• [Material]
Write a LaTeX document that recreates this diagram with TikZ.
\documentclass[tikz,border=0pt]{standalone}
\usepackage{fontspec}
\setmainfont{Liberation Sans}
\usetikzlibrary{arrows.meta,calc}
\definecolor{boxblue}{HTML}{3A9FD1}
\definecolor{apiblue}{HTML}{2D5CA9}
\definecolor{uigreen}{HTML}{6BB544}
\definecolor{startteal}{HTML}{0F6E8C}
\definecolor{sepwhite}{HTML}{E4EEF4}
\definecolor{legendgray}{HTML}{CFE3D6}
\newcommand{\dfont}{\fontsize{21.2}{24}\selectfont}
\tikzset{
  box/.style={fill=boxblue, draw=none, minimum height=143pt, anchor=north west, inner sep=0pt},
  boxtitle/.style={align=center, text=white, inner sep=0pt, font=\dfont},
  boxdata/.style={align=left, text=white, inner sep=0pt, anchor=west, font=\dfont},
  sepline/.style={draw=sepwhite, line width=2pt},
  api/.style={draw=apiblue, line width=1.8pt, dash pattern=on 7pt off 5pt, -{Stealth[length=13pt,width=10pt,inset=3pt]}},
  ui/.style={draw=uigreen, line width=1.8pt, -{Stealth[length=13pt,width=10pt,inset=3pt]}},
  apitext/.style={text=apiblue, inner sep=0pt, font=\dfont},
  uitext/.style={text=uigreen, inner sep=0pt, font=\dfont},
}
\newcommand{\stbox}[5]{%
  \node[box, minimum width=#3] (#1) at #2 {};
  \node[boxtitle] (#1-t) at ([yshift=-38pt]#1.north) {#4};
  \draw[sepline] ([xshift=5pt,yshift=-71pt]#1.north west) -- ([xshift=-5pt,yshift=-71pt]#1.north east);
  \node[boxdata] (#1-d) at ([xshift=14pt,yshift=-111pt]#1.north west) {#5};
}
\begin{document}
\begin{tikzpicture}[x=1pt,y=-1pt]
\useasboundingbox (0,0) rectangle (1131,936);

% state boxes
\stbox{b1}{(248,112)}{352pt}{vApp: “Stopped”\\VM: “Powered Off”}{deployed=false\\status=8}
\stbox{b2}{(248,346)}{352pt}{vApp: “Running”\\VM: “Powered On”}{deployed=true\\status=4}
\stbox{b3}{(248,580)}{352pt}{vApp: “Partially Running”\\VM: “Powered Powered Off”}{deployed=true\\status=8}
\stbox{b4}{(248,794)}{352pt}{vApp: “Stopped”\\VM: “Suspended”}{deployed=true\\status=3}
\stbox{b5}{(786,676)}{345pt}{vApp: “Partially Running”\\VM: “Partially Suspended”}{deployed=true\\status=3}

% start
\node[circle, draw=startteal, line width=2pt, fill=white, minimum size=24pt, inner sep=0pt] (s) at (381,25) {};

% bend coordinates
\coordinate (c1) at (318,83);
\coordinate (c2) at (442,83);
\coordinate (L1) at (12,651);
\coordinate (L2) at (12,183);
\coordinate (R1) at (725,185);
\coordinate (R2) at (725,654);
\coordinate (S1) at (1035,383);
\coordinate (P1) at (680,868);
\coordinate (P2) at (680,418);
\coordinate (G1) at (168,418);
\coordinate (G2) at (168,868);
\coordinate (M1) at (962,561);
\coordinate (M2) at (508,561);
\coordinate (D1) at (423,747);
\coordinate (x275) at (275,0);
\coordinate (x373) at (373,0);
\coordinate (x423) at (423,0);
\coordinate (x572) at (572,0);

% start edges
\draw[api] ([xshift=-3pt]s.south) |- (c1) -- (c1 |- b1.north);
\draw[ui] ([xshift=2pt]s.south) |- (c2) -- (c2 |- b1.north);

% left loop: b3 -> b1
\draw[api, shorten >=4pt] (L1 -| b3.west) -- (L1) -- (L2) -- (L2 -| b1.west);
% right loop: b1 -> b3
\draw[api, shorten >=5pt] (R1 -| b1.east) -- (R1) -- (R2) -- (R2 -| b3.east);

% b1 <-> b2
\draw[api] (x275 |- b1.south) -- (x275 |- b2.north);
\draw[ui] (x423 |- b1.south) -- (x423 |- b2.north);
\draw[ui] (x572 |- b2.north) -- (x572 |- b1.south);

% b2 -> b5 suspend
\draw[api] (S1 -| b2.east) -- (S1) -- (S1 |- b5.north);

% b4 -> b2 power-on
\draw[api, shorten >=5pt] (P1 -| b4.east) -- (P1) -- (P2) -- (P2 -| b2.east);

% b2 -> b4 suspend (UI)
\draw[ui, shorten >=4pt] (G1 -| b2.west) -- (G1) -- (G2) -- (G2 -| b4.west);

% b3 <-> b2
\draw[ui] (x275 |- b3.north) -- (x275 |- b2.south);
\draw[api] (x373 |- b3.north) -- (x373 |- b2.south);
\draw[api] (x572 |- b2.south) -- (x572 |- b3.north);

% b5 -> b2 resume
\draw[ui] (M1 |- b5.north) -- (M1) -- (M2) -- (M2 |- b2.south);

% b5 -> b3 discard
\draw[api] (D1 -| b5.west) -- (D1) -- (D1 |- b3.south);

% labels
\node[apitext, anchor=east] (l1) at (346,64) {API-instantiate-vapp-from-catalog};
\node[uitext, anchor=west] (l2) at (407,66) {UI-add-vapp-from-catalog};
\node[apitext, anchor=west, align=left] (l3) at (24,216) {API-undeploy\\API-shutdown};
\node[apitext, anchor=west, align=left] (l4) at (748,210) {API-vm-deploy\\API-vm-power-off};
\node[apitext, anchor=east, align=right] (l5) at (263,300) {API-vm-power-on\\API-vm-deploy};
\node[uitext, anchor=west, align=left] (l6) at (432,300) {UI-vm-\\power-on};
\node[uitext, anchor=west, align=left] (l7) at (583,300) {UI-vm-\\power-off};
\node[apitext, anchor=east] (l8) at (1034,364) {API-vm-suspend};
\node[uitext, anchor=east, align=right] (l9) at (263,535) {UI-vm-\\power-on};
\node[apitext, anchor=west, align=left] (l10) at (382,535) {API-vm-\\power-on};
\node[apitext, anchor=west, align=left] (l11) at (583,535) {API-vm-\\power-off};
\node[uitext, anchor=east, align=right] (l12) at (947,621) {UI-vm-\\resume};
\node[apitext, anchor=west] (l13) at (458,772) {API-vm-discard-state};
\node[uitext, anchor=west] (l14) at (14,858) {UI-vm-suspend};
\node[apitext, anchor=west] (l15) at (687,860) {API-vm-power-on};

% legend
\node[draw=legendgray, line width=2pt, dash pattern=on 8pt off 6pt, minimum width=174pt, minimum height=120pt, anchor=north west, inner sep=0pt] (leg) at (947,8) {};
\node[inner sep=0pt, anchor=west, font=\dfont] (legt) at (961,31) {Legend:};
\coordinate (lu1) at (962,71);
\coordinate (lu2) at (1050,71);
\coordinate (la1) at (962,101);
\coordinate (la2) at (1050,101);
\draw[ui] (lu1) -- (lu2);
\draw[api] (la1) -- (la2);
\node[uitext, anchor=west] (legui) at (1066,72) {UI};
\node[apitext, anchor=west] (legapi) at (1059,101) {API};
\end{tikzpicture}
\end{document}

• [Directions for this task] Restate every line of the data word for word.

• [Result of the exercise]
Write a LaTeX document that recreates this diagram with TikZ.
\documentclass[tikz,border=0pt]{standalone}
\usepackage{fontspec}
\setmainfont{Liberation Sans}
\usetikzlibrary{arrows.meta,calc}
\definecolor{boxblue}{HTML}{3A9FD1}
\definecolor{apiblue}{HTML}{2D5CA9}
\definecolor{uigreen}{HTML}{6BB544}
\definecolor{startteal}{HTML}{0F6E8C}
\definecolor{sepwhite}{HTML}{E4EEF4}
\definecolor{legendgray}{HTML}{CFE3D6}
\newcommand{\dfont}{\fontsize{21.2}{24}\selectfont}
\tikzset{
  box/.style={fill=boxblue, draw=none, minimum height=143pt, anchor=north west, inner sep=0pt},
  boxtitle/.style={align=center, text=white, inner sep=0pt, font=\dfont},
  boxdata/.style={align=left, text=white, inner sep=0pt, anchor=west, font=\dfont},
  sepline/.style={draw=sepwhite, line width=2pt},
  api/.style={draw=apiblue, line width=1.8pt, dash pattern=on 7pt off 5pt, -{Stealth[length=13pt,width=10pt,inset=3pt]}},
  ui/.style={draw=uigreen, line width=1.8pt, -{Stealth[length=13pt,width=10pt,inset=3pt]}},
  apitext/.style={text=apiblue, inner sep=0pt, font=\dfont},
  uitext/.style={text=uigreen, inner sep=0pt, font=\dfont},
}
\newcommand{\stbox}[5]{%
  \node[box, minimum width=#3] (#1) at #2 {};
  \node[boxtitle] (#1-t) at ([yshift=-38pt]#1.north) {#4};
  \draw[sepline] ([xshift=5pt,yshift=-71pt]#1.north west) -- ([xshift=-5pt,yshift=-71pt]#1.north east);
  \node[boxdata] (#1-d) at ([xshift=14pt,yshift=-111pt]#1.north west) {#5};
}
\begin{document}
\begin{tikzpicture}[x=1pt,y=-1pt]
\useasboundingbox (0,0) rectangle (1131,936);

% state boxes
\stbox{b1}{(248,112)}{352pt}{vApp: “Stopped”\\VM: “Powered Off”}{deployed=false\\status=8}
\stbox{b2}{(248,346)}{352pt}{vApp: “Running”\\VM: “Powered On”}{deployed=true\\status=4}
\stbox{b3}{(248,580)}{352pt}{vApp: “Partially Running”\\VM: “Powered Powered Off”}{deployed=true\\status=8}
\stbox{b4}{(248,794)}{352pt}{vApp: “Stopped”\\VM: “Suspended”}{deployed=true\\status=3}
\stbox{b5}{(786,676)}{345pt}{vApp: “Partially Running”\\VM: “Partially Suspended”}{deployed=true\\status=3}

% start
\node[circle, draw=startteal, line width=2pt, fill=white, minimum size=24pt, inner sep=0pt] (s) at (381,25) {};

% bend coordinates
\coordinate (c1) at (318,83);
\coordinate (c2) at (442,83);
\coordinate (L1) at (12,651);
\coordinate (L2) at (12,183);
\coordinate (R1) at (725,185);
\coordinate (R2) at (725,654);
\coordinate (S1) at (1035,383);
\coordinate (P1) at (680,868);
\coordinate (P2) at (680,418);
\coordinate (G1) at (168,418);
\coordinate (G2) at (168,868);
\coordinate (M1) at (962,561);
\coordinate (M2) at (508,561);
\coordinate (D1) at (423,747);
\coordinate (x275) at (275,0);
\coordinate (x373) at (373,0);
\coordinate (x423) at (423,0);
\coordinate (x572) at (572,0);

% start edges
\draw[api] ([xshift=-3pt]s.south) |- (c1) -- (c1 |- b1.north);
\draw[ui] ([xshift=2pt]s.south) |- (c2) -- (c2 |- b1.north);

% left loop: b3 -> b1
\draw[api, shorten >=4pt] (L1 -| b3.west) -- (L1) -- (L2) -- (L2 -| b1.west);
% right loop: b1 -> b3
\draw[api, shorten >=5pt] (R1 -| b1.east) -- (R1) -- (R2) -- (R2 -| b3.east);

% b1 <-> b2
\draw[api] (x275 |- b1.south) -- (x275 |- b2.north);
\draw[ui] (x423 |- b1.south) -- (x423 |- b2.north);
\draw[ui] (x572 |- b2.north) -- (x572 |- b1.south);

% b2 -> b5 suspend
\draw[api] (S1 -| b2.east) -- (S1) -- (S1 |- b5.north);

% b4 -> b2 power-on
\draw[api, shorten >=5pt] (P1 -| b4.east) -- (P1) -- (P2) -- (P2 -| b2.east);

% b2 -> b4 suspend (UI)
\draw[ui, shorten >=4pt] (G1 -| b2.west) -- (G1) -- (G2) -- (G2 -| b4.west);

% b3 <-> b2
\draw[ui] (x275 |- b3.north) -- (x275 |- b2.south);
\draw[api] (x373 |- b3.north) -- (x373 |- b2.south);
\draw[api] (x572 |- b2.south) -- (x572 |- b3.north);

% b5 -> b2 resume
\draw[ui] (M1 |- b5.north) -- (M1) -- (M2) -- (M2 |- b2.south);

% b5 -> b3 discard
\draw[api] (D1 -| b5.west) -- (D1) -- (D1 |- b3.south);

% labels
\node[apitext, anchor=east] (l1) at (346,64) {API-instantiate-vapp-from-catalog};
\node[uitext, anchor=west] (l2) at (407,66) {UI-add-vapp-from-catalog};
\node[apitext, anchor=west, align=left] (l3) at (24,216) {API-undeploy\\API-shutdown};
\node[apitext, anchor=west, align=left] (l4) at (748,210) {API-vm-deploy\\API-vm-power-off};
\node[apitext, anchor=east, align=right] (l5) at (263,300) {API-vm-power-on\\API-vm-deploy};
\node[uitext, anchor=west, align=left] (l6) at (432,300) {UI-vm-\\power-on};
\node[uitext, anchor=west, align=left] (l7) at (583,300) {UI-vm-\\power-off};
\node[apitext, anchor=east] (l8) at (1034,364) {API-vm-suspend};
\node[uitext, anchor=east, align=right] (l9) at (263,535) {UI-vm-\\power-on};
\node[apitext, anchor=west, align=left] (l10) at (382,535) {API-vm-\\power-on};
\node[apitext, anchor=west, align=left] (l11) at (583,535) {API-vm-\\power-off};
\node[uitext, anchor=east, align=right] (l12) at (947,621) {UI-vm-\\resume};
\node[apitext, anchor=west] (l13) at (458,772) {API-vm-discard-state};
\node[uitext, anchor=west] (l14) at (14,858) {UI-vm-suspend};
\node[apitext, anchor=west] (l15) at (687,860) {API-vm-power-on};

% legend
\node[draw=legendgray, line width=2pt, dash pattern=on 8pt off 6pt, minimum width=174pt, minimum height=120pt, anchor=north west, inner sep=0pt] (leg) at (947,8) {};
\node[inner sep=0pt, anchor=west, font=\dfont] (legt) at (961,31) {Legend:};
\coordinate (lu1) at (962,71);
\coordinate (lu2) at (1050,71);
\coordinate (la1) at (962,101);
\coordinate (la2) at (1050,101);
\draw[ui] (lu1) -- (lu2);
\draw[api] (la1) -- (la2);
\node[uitext, anchor=west] (legui) at (1066,72) {UI};
\node[apitext, anchor=west] (legapi) at (1059,101) {API};
\end{tikzpicture}
\end{document}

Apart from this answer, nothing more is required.